1. The trial court, over the objection and exception of the appellant, permitted the respondent to testify that when he deposited the money he honestly believed the bank was all right and solvent, and that he handled the funds of the estate just as carefully as he did his own. It is true, as claimed, that what the belief of the respondent was as to the solvency of the bank when he made the deposit, and whether he managed the trust funds as carefully as he did his own, are not the test of his liability. The test is whether he honestly exercised in the premises that degree of care which men *247of common prudence ordinarily exercise in tbeir own affairs. If he failed to exercise such care, tbe fact tbat be acted in good faitb will not exonerate him, but evidence showing tbat be acted in good faitb, and managed tbe trust funds as be did bis own, is competent as tending to show tbat be exercised due care. Its value is for tbe court or jury, wben considered in connection witb tbe other testimony.

2. Tbe only other question on this appeal is whether tbe fifth finding of fact made by tbe trial court is sustained by tbe evidence. If it is, tbe conclusion of law and judgment are right. Tbe bank became insolvent after tbe money was deposited therein. Tbe act of tbe respondent in making tbe deposit originally is not questioned. “Tbe complaint here,” to quote from appellant’s brief, “is tbat he did not withdraw tbe money from tbat institution wben be discovered its precarious condition.”

Tbe evidence is undisputed tbat tbe respondent was tbe cashier of the bank from 1878 to August, 1893, and president from tbat date until its final failure in January, 1894; also that the bank loaned, prior to May, 1893, to tbe Guaranty Loan Association of Minneapolis, a financial institution then reputed to be solvent, some $90,000. In May, 1893, tbe officers of tbe bank learned for tbe first time tbat tbe loan association was insolvent. Thereupon tbe bank closed its doors. It succeeded in making an arrangement witb its depositors and creditors to extend tbe time of tbe payment of tbeir claims for six months, and it resumed business. But it was seriously affected by tbe loss of its investments witb tbe loan association, and in January, 1894, a receiver for it was appointed.

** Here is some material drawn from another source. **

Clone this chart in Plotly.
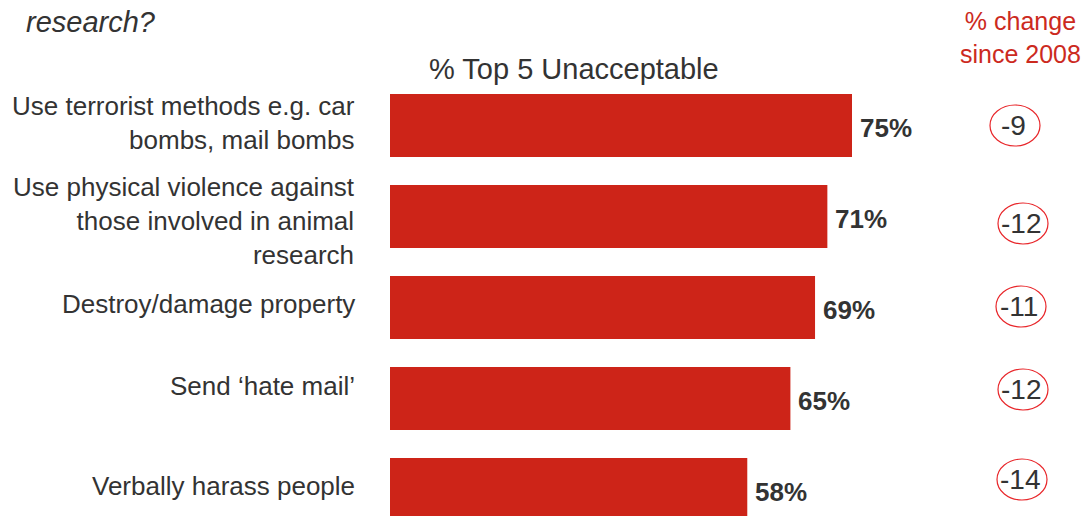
import plotly.graph_objects as go

# ---- data ----
categories = [
    "Use terrorist methods e.g. car<br>bombs, mail bombs",
    "Use physical violence against<br>those involved in animal<br>research",
    "Destroy/damage property",
    "Send \u2018hate mail\u2019",
    "Verbally harass people",
]
values = [75, 71, 69, 65, 58]
change_since_2008 = [-9, -12, -11, -12, -14]

# ---- styles / layout constants ----
W, H = 1086, 516
ML, MT = 390, 80
PX_PER_UNIT = 6.16            # x pixels per percentage point
PX_PER_CAT = 91.0             # y pixels per category
plot_w = W - ML
plot_h = H - MT
x_max = plot_w / PX_PER_UNIT
y_bottom = -0.5 + plot_h / PX_PER_CAT

BAR_COLOR = "#CD2418"
TEXT_COLOR = "#333333"
RED_TEXT = "#CC2A1E"
CIRCLE_COLOR = "#E8262A"
FONT = "Liberation Sans, Arial, Helvetica, sans-serif"

label_yshift = [3, -4, 4, 13, 4]
circle_dx = [-8, 0, -2, 0, -1]        # pixel x offset of circles
circle_dy = [0, 7, -1, -9, -10]       # pixel y offset (down positive)

fig = go.Figure()
fig.add_trace(go.Bar(
    y=list(range(len(categories))),
    x=values,
    orientation="h",
    marker=dict(color=BAR_COLOR, line=dict(width=0)),
    width=63 / PX_PER_CAT,
    hoverinfo="skip",
))

annotations = []
shapes = []
for i, (cat, v, ch) in enumerate(zip(categories, values, change_since_2008)):
    # category label
    annotations.append(dict(
        x=(357 - ML) / plot_w, xref="paper", xanchor="right",
        y=i, yref="y", yanchor="middle", yshift=label_yshift[i],
        text=cat, align="right", showarrow=False,
        font=dict(size=26, color=TEXT_COLOR, family=FONT),
    ))
    # value label
    annotations.append(dict(
        x=v, xref="x", xanchor="left", xshift=6,
        y=i, yref="y", yanchor="middle", yshift=-2,
        text=f"<b>{v}%</b>", showarrow=False,
        font=dict(size=26, color=TEXT_COLOR, family=FONT),
    ))
    # change circle
    cx = (1023 + circle_dx[i] - ML) / plot_w
    cy = i + circle_dy[i] / PX_PER_CAT
    rx = 25 / plot_w
    ry = 20.5 / PX_PER_CAT
    shapes.append(dict(
        type="circle", xref="paper", yref="y",
        x0=cx - rx, x1=cx + rx, y0=cy - ry, y1=cy + ry,
        line=dict(color=CIRCLE_COLOR, width=1.2), fillcolor="rgba(0,0,0,0)",
    ))
    annotations.append(dict(
        x=cx, xref="paper", xanchor="center", xshift=-2,
        y=cy, yref="y", yanchor="middle", yshift=0,
        text=f"{ch}", showarrow=False,
        font=dict(size=28, color=TEXT_COLOR, family=FONT),
    ))

# headers
annotations.append(dict(
    x=(574 - ML) / plot_w, xref="paper", xanchor="center",
    y=1 + (MT - 69) / plot_h, yref="paper", yanchor="middle",
    text="% Top 5 Unacceptable", showarrow=False,
    font=dict(size=29, color=TEXT_COLOR, family=FONT),
))
annotations.append(dict(
    x=(1020 - ML) / plot_w, xref="paper", xanchor="center",
    y=1 + (MT - 37) / plot_h, yref="paper", yanchor="middle",
    text="% change<br>since 2008", showarrow=False, align="center",
    font=dict(size=25, color=RED_TEXT, family=FONT),
))
annotations.append(dict(
    x=(24 - ML) / plot_w, xref="paper", xanchor="left",
    y=1 + (MT - 22) / plot_h, yref="paper", yanchor="middle",
    text="<i>research?</i>", showarrow=False,
    font=dict(size=29, color=TEXT_COLOR, family=FONT),
))

fig.update_layout(
    width=W, height=H,
    margin=dict(l=ML, r=0, t=MT, b=0, pad=0),
    paper_bgcolor="white", plot_bgcolor="white",
    showlegend=False,
    xaxis=dict(range=[0, x_max], visible=False, fixedrange=True),
    yaxis=dict(range=[y_bottom, -0.5], visible=False, fixedrange=True),
    annotations=annotations,
    shapes=shapes,
    font=dict(family=FONT, color=TEXT_COLOR),
)

fig.write_html("out.html", config={"displayModeBar": False})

Tbe appellant claims tbat tbe executor failed to exercise reasonable care for tbe preservation of the fund because be did not withdraw it after tbe bank resumed in May, and before tbe final failure in January following. Tbe bank was only able to resume by reason of an arrangement witb its depositors and creditors to extend tbe time of tbe payment of their claims to six months. The executor testified on this point as follows:

“At tbe time of its suspension in May, 1893, there were $1,400 of tbe funds of tbe estate in tbe bank; afterwards I paid Mrs. Harding *248$800. I drew out as much as I thought that I could under the arrangement with the creditors. It was agreed between the bank and the majority of the creditors that their deposits should not be withdrawn for six months from the time it reopened in May, 1893. I signed no agreement to that effect, but it was understood that I should let the funds of the estate remain in the bank for six months. This money was deposited in the bank in my name as executor, and was at all times subject to my check, and between the suspension in May, 1893, and the failure in January, 1894, nothing aside from this arrangement prevented me from withdrawing the same. When I deposited the money of the Peck estate in the bank, I had no reason to believe that the bank was insolvent.”

It is not clear that a prudent man would have withdrawn the fund from the bank after it resumed. It is to be noted that the loss occurred when the bank first suspended, by reason of the failure of the loan association; and the arrangement with creditors was to enable the bank to resume, and creditors to secure the ultimate payment of their claims in full. If any considerable number of the creditors had insisted on withdrawing their money, it would only have hastened the appointment of an assignee or receiver. Upon the whole evidence, we are of the opinion that the finding of the trial court in question is sustained by the evidence.

■Judgment affirmed.






Concurrence Opinion

CANTY, j.

I concur. In determining the duties which Canfield as executor owed to the beneficiaries of this estate, it is wholly immaterial what duties he owed the bank as its president. The question is: Did he, having regard solely to the interests of said beneficiaries, exercise reasonable care and prudence in leaving the money in the bank after it had suspended and reopened? It was not a question merely of whether he could have drawn this money out of the bank, but whether he could have drawn it out and retained it. He might, in the precarious condition of the bank, have caused it to suspend again, and if a receiver or assignee was appointed for it under the insolvency law, he might be compelled to pay over the money so drawn out on the ground that the drawing out of the same was an unlawful preference. Under the circumstances, I cannot say that the evidence shows conclusively that a man of ordinary care and *249prudence would not have let it remain, under the hope that, by so -doing, the estate would run less risk of finally losing it.